At least 17 people have died and around 40 have been injured after a suicide bomber attacked Supreme Court staff in Kabul, local police said.

An email from Taliban spokesman Zabihullah Mujahid, claiming responsibility for the attack, read: "The bomber in a car struck and killed up to 50 ruthless prosecutors and other workers."

The Taliban routinely exaggerate details of their killings.

He went on: "The Islamic Emirate of Afghanistan (the name the Taliban took when they ruled the country) was obligated to act against this puppet regime because the people have suffered under the courts."

The attack comes only a day after seven insurgents, including suicide bombers, laid siege to Kabul's main airport for four hours.

And in April, Taliban gunmen killed 44 people in the main court compound in the western province of Farah.
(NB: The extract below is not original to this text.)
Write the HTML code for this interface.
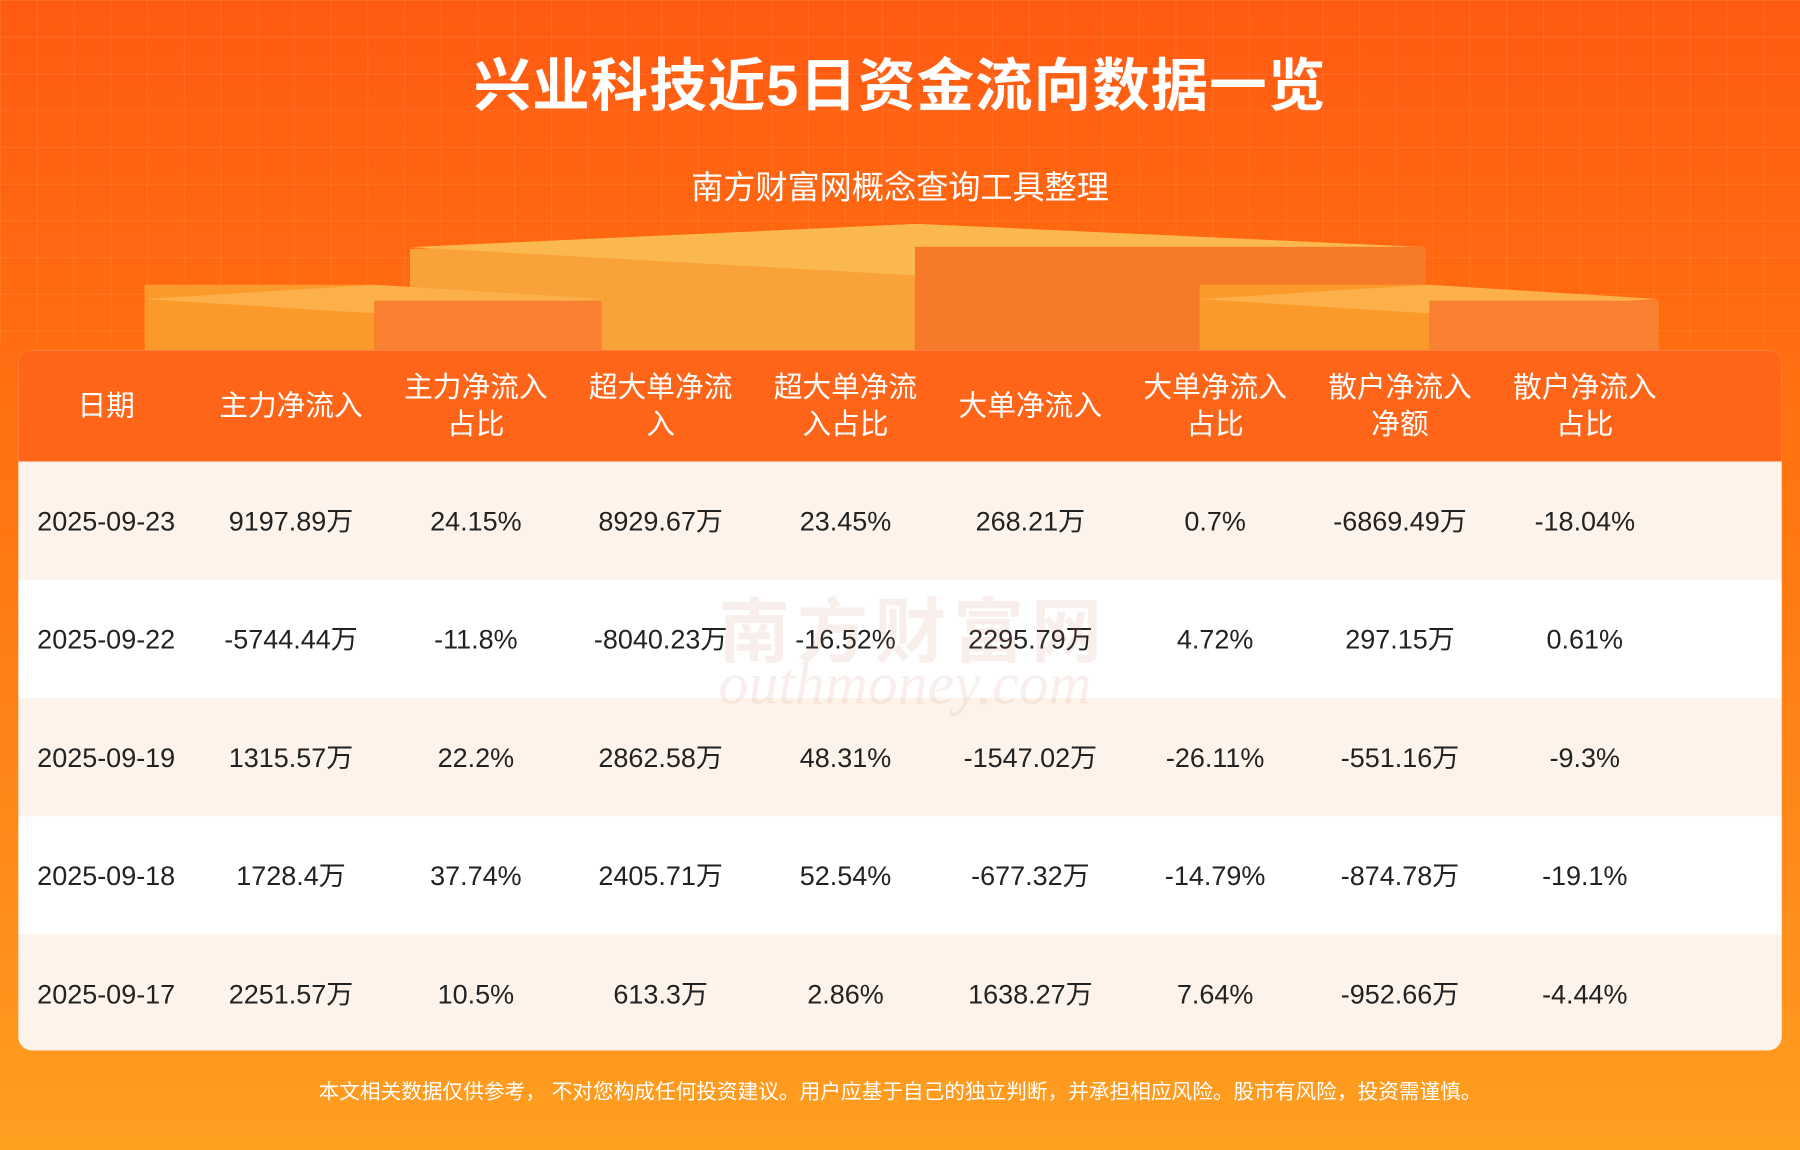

A Taliban spokesman said they had sent several warnings to court staff - whom they consider an arm of President Hamid Karzai's Western-backed government - telling them not to work there.

Kabul police spokesman Hashmat Stanekzai said the latest bomb hit three minibuses ferrying staff home, and that the attacker's car was parked on a road near the court compound and exploded when as they passed.

The Supreme Court is less than 500m from the entrance to the heavily fortified US embassy, with the Nato office also nearby.

Kabul resident Mira Jan, who was bleeding from a head wound, told Reuters: "We were sitting in a car when suddenly there was an explosion in the car behind me."

The attack came on the same day that the UN representative in Afghanistan, Jan Kubis, criticised the Taliban and other insurgent groups for being mostly to blame for the rise in civilian casualties in the first six months of the year.

The total of 3,092 civilians killed or wounded between January 1 and June 6 this year was 24 per cent higher than the same period last year, Kubis said.

President Hamid Karzai condemned the bombing, saying it was another "terrorist act that once again shows the Taliban are serving the enemies of Islam."

The Afghan authorities are fighting the insurgency with little or no help from international forces that have been in the country since 2001's US-led invasion.

All Nato combat missions will finish by the end of next year, and the 100,000 foreign troops deployed across Afghanistan have already begun to withdraw from the battlefield.

More than 11 years after the Taliban regime was ousted in 2001, efforts to seek a political settlement ending the violence have so far made little progress, but pressure is growing ahead of the 50-nation coalition's withdrawal.

The US provides the bulk of the military presence, with 68,000 troops, with the UK's 9,000 the second most.

As the withdrawal looms, there are tentative parallel efforts to encourage negotiations with the insurgency.

Kubis added that the UN in Afghanistan had publicly and privately sent a message to the Taliban that the mission was "willing to discuss civilian casualties and how to reduce them."

The Taliban, he said, had sent "signals of their willingness to discuss this," but that a way to establish contact with the group had not yet been worked out.